To be done:
Give the listing again exactly, omitting its images.
▬▬▬
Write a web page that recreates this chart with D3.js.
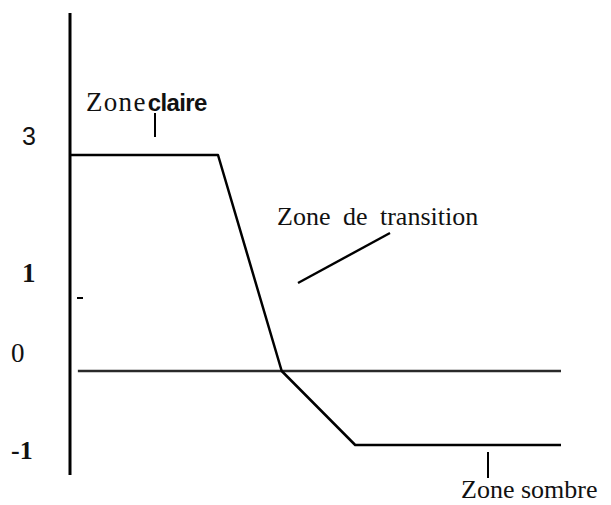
<!DOCTYPE html>
<html lang="fr">
<head>
    <meta charset="UTF-8">
    <title>Zones</title>
    <script src="https://d3js.org/d3.v7.min.js"></script>
    <style>
        body { margin: 0; background: #fff; }
        svg { display: block; background: #fff; }
        .serif { font-family: "Liberation Serif", "DejaVu Serif", serif; fill: #111; }
        .sans { font-family: "Liberation Sans", Arial, sans-serif; fill: #111; }
    </style>
</head>
<body>
    <script>
        // curve (arbitrary x units, y levels)
        const curveX = [0, 30, 43, 58, 100];
        const curveY = [3, 3, 0, -1, -1];

        // horizontal reference line at 0
        const refX = [1.4, 100];
        const refY = [0, 0];

        // y levels and their labels
        const yLevels = [3, 1, 0, -1];
        const yLabels = ["3", "1", "0", "-1"];

        // zone labels
        const zoneNames = ["Zone claire", "Zone de transition", "Zone sombre"];

        const W = 611, H = 505;

        const svg = d3.select("body").append("svg")
            .attr("width", W)
            .attr("height", H);

        const x = d3.scaleLinear().domain([0, 100]).range([71, 561]);
        const y = d3.scaleLinear().domain([-1, 0, 1, 3]).range([445, 371, 298, 155]);

        // vertical axis
        svg.append("line")
            .attr("x1", 70).attr("x2", 70)
            .attr("y1", 13).attr("y2", 475)
            .attr("stroke", "#000").attr("stroke-width", 3);

        // reference line at 0
        const line = d3.line().x(d => x(d[0])).y(d => y(d[1]));
        svg.append("path")
            .datum(d3.zip(refX, refY))
            .attr("d", line)
            .attr("fill", "none")
            .attr("stroke", "#2a2a2a")
            .attr("stroke-width", 2.4);

        // main curve
        svg.append("path")
            .datum(d3.zip(curveX, curveY))
            .attr("d", line)
            .attr("fill", "none")
            .attr("stroke", "#000")
            .attr("stroke-width", 2.5)
            .attr("stroke-linejoin", "round");

        // small tick at level 1
        svg.append("line")
            .attr("x1", 77).attr("x2", 83)
            .attr("y1", y(1)).attr("y2", y(1))
            .attr("stroke", "#000").attr("stroke-width", 2);

        // y labels (hand placed like the original scan)
        const labelStyle = [
            { cls: "sans", weight: "normal", size: 25, dx: 22, dy: -10 },
            { cls: "serif", weight: "bold", size: 27, dx: 22, dy: -16 },
            { cls: "serif", weight: "normal", size: 27, dx: 11, dy: -9 },
            { cls: "serif", weight: "bold", size: 26, dx: 11, dy: 14 }
        ];
        svg.selectAll(".ylab")
            .data(yLevels)
            .join("text")
            .attr("class", (d, i) => "ylab " + labelStyle[i].cls)
            .attr("x", (d, i) => labelStyle[i].dx)
            .attr("y", (d, i) => y(d) + labelStyle[i].dy)
            .attr("font-size", (d, i) => labelStyle[i].size)
            .attr("font-weight", (d, i) => labelStyle[i].weight)
            .text((d, i) => yLabels[i]);

        // Zone claire
        const claire = zoneNames[0].split(" ");
        const tc = svg.append("text").attr("x", 86).attr("y", 111);
        tc.append("tspan").attr("class", "serif")
            .attr("font-size", 27).attr("letter-spacing", 1.3)
            .text(claire[0]);
        tc.append("tspan").attr("class", "sans")
            .attr("dx", 1)
            .attr("font-size", 24).attr("font-weight", "bold")
            .attr("letter-spacing", -0.6)
            .text(claire[1]);
        svg.append("line")
            .attr("x1", 155).attr("x2", 155)
            .attr("y1", 113).attr("y2", 137)
            .attr("stroke", "#000").attr("stroke-width", 2);

        // Zone de transition
        svg.append("text")
            .attr("class", "serif")
            .attr("x", 277).attr("y", 225)
            .attr("font-size", 26)
            .attr("word-spacing", 6)
            .text(zoneNames[1]);
        svg.append("line")
            .attr("x1", 298).attr("y1", 283)
            .attr("x2", 390).attr("y2", 233)
            .attr("stroke", "#000").attr("stroke-width", 2.4);

        // Zone sombre
        svg.append("line")
            .attr("x1", 488).attr("x2", 488)
            .attr("y1", 452).attr("y2", 478)
            .attr("stroke", "#000").attr("stroke-width", 2);
        svg.append("text")
            .attr("class", "serif")
            .attr("x", 461).attr("y", 498)
            .attr("font-size", 26)
            .text(zoneNames[2]);
    </script>
</body>
</html>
▬▬▬
Completed task:
Write a web page that recreates this chart with D3.js.
<!DOCTYPE html>
<html lang="fr">
<head>
    <meta charset="UTF-8">
    <title>Zones</title>
    <script src="https://d3js.org/d3.v7.min.js"></script>
    <style>
        body { margin: 0; background: #fff; }
        svg { display: block; background: #fff; }
        .serif { font-family: "Liberation Serif", "DejaVu Serif", serif; fill: #111; }
        .sans { font-family: "Liberation Sans", Arial, sans-serif; fill: #111; }
    </style>
</head>
<body>
    <script>
        // curve (arbitrary x units, y levels)
        const curveX = [0, 30, 43, 58, 100];
        const curveY = [3, 3, 0, -1, -1];

        // horizontal reference line at 0
        const refX = [1.4, 100];
        const refY = [0, 0];

        // y levels and their labels
        const yLevels = [3, 1, 0, -1];
        const yLabels = ["3", "1", "0", "-1"];

        // zone labels
        const zoneNames = ["Zone claire", "Zone de transition", "Zone sombre"];

        const W = 611, H = 505;

        const svg = d3.select("body").append("svg")
            .attr("width", W)
            .attr("height", H);

        const x = d3.scaleLinear().domain([0, 100]).range([71, 561]);
        const y = d3.scaleLinear().domain([-1, 0, 1, 3]).range([445, 371, 298, 155]);

        // vertical axis
        svg.append("line")
            .attr("x1", 70).attr("x2", 70)
            .attr("y1", 13).attr("y2", 475)
            .attr("stroke", "#000").attr("stroke-width", 3);

        // reference line at 0
        const line = d3.line().x(d => x(d[0])).y(d => y(d[1]));
        svg.append("path")
            .datum(d3.zip(refX, refY))
            .attr("d", line)
            .attr("fill", "none")
            .attr("stroke", "#2a2a2a")
            .attr("stroke-width", 2.4);

        // main curve
        svg.append("path")
            .datum(d3.zip(curveX, curveY))
            .attr("d", line)
            .attr("fill", "none")
            .attr("stroke", "#000")
            .attr("stroke-width", 2.5)
            .attr("stroke-linejoin", "round");

        // small tick at level 1
        svg.append("line")
            .attr("x1", 77).attr("x2", 83)
            .attr("y1", y(1)).attr("y2", y(1))
            .attr("stroke", "#000").attr("stroke-width", 2);

        // y labels (hand placed like the original scan)
        const labelStyle = [
            { cls: "sans", weight: "normal", size: 25, dx: 22, dy: -10 },
            { cls: "serif", weight: "bold", size: 27, dx: 22, dy: -16 },
            { cls: "serif", weight: "normal", size: 27, dx: 11, dy: -9 },
            { cls: "serif", weight: "bold", size: 26, dx: 11, dy: 14 }
        ];
        svg.selectAll(".ylab")
            .data(yLevels)
            .join("text")
            .attr("class", (d, i) => "ylab " + labelStyle[i].cls)
            .attr("x", (d, i) => labelStyle[i].dx)
            .attr("y", (d, i) => y(d) + labelStyle[i].dy)
            .attr("font-size", (d, i) => labelStyle[i].size)
            .attr("font-weight", (d, i) => labelStyle[i].weight)
            .text((d, i) => yLabels[i]);

        // Zone claire
        const claire = zoneNames[0].split(" ");
        const tc = svg.append("text").attr("x", 86).attr("y", 111);
        tc.append("tspan").attr("class", "serif")
            .attr("font-size", 27).attr("letter-spacing", 1.3)
            .text(claire[0]);
        tc.append("tspan").attr("class", "sans")
            .attr("dx", 1)
            .attr("font-size", 24).attr("font-weight", "bold")
            .attr("letter-spacing", -0.6)
            .text(claire[1]);
        svg.append("line")
            .attr("x1", 155).attr("x2", 155)
            .attr("y1", 113).attr("y2", 137)
            .attr("stroke", "#000").attr("stroke-width", 2);

        // Zone de transition
        svg.append("text")
            .attr("class", "serif")
            .attr("x", 277).attr("y", 225)
            .attr("font-size", 26)
            .attr("word-spacing", 6)
            .text(zoneNames[1]);
        svg.append("line")
            .attr("x1", 298).attr("y1", 283)
            .attr("x2", 390).attr("y2", 233)
            .attr("stroke", "#000").attr("stroke-width", 2.4);

        // Zone sombre
        svg.append("line")
            .attr("x1", 488).attr("x2", 488)
            .attr("y1", 452).attr("y2", 478)
            .attr("stroke", "#000").attr("stroke-width", 2);
        svg.append("text")
            .attr("class", "serif")
            .attr("x", 461).attr("y", 498)
            .attr("font-size", 26)
            .text(zoneNames[2]);
    </script>
</body>
</html>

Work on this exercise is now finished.